▶ **SHORT PROBLEM**:
Leave out every picture, then output exactly the lines between the ones holding "Write a Python" and "in_v = [24.0, 24.0, 18.0, 18.0]", inclusive, and nothing beyond them.

▶ **DATA TO PROCESS**:
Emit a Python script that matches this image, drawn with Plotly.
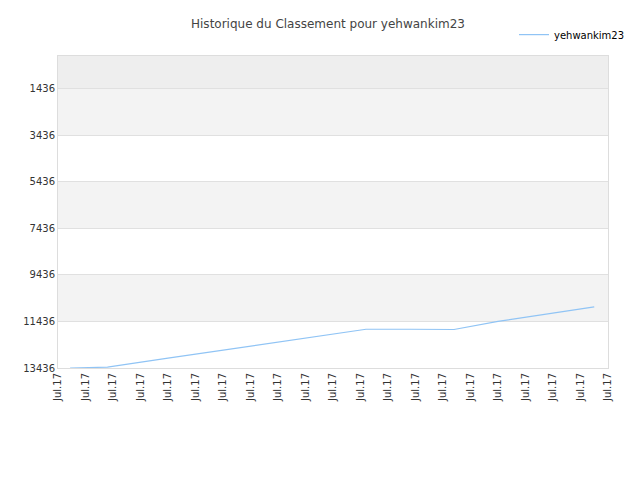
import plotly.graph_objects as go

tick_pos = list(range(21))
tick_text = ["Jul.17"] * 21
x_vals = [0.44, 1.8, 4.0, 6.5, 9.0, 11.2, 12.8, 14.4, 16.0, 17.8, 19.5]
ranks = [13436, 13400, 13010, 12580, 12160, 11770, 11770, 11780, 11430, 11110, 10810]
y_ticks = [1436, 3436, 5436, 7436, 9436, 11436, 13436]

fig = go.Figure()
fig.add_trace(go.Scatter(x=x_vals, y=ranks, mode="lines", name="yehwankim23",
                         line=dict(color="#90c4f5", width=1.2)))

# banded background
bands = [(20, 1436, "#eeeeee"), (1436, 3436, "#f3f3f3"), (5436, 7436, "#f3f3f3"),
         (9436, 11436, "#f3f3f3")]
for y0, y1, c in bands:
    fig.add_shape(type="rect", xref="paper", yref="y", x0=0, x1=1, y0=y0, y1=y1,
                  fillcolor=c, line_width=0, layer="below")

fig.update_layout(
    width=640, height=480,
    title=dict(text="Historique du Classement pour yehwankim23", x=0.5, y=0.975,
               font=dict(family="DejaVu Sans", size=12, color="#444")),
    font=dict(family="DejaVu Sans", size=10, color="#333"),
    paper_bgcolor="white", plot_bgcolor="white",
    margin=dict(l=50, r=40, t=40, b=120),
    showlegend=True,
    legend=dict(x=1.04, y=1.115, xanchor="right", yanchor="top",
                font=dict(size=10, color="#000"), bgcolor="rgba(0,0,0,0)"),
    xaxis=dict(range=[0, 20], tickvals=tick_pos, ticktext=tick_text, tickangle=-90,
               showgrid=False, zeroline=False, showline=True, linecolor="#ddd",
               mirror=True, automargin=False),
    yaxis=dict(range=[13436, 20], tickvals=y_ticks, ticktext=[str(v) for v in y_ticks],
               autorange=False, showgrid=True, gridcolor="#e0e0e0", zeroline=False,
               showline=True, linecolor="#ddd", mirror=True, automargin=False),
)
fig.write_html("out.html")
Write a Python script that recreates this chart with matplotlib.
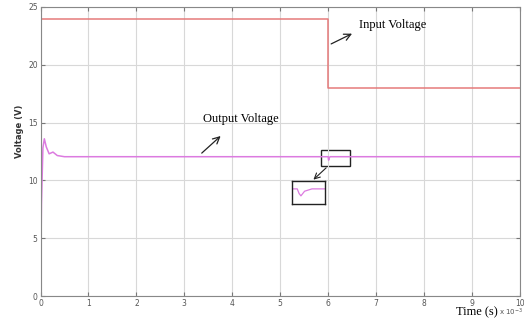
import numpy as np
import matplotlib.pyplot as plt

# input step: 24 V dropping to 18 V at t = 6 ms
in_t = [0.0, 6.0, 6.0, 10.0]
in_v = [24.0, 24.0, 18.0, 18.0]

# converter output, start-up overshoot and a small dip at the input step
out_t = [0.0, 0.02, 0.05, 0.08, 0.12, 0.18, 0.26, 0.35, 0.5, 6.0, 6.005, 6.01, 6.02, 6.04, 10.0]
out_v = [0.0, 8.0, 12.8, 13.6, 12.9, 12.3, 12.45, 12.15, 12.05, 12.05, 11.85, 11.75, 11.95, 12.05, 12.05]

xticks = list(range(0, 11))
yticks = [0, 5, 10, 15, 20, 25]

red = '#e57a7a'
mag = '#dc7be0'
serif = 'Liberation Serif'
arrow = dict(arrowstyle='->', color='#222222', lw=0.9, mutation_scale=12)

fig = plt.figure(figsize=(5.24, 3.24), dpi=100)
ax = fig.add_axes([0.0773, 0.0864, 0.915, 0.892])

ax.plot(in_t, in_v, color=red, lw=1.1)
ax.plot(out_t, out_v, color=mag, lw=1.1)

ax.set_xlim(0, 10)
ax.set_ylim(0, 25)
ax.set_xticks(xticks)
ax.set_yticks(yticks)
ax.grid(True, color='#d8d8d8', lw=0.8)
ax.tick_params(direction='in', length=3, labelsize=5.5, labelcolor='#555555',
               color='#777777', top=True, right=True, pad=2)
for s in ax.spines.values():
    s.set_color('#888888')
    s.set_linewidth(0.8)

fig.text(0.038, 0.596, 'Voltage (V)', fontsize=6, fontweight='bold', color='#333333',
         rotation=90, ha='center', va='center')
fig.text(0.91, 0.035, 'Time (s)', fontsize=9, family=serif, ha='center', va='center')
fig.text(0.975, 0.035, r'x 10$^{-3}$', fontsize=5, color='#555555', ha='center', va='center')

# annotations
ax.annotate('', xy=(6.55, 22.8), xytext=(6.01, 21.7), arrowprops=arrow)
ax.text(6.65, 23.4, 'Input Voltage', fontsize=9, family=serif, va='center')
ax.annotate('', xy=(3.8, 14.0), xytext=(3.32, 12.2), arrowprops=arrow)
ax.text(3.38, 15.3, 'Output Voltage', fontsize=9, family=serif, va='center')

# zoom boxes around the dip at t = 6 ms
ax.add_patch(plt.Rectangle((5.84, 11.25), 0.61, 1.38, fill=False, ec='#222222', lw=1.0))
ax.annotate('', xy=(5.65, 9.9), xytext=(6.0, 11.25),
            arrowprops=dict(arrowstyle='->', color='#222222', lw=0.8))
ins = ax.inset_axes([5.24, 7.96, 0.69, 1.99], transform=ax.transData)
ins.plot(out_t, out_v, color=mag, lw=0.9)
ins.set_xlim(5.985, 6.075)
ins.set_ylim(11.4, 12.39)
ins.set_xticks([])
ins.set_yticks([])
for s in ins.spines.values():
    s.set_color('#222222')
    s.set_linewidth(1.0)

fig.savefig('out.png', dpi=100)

▶ **SOLUTION TO THIS EXERCISE**:
Write a Python script that recreates this chart with matplotlib.
import numpy as np
import matplotlib.pyplot as plt

# input step: 24 V dropping to 18 V at t = 6 ms
in_t = [0.0, 6.0, 6.0, 10.0]
in_v = [24.0, 24.0, 18.0, 18.0]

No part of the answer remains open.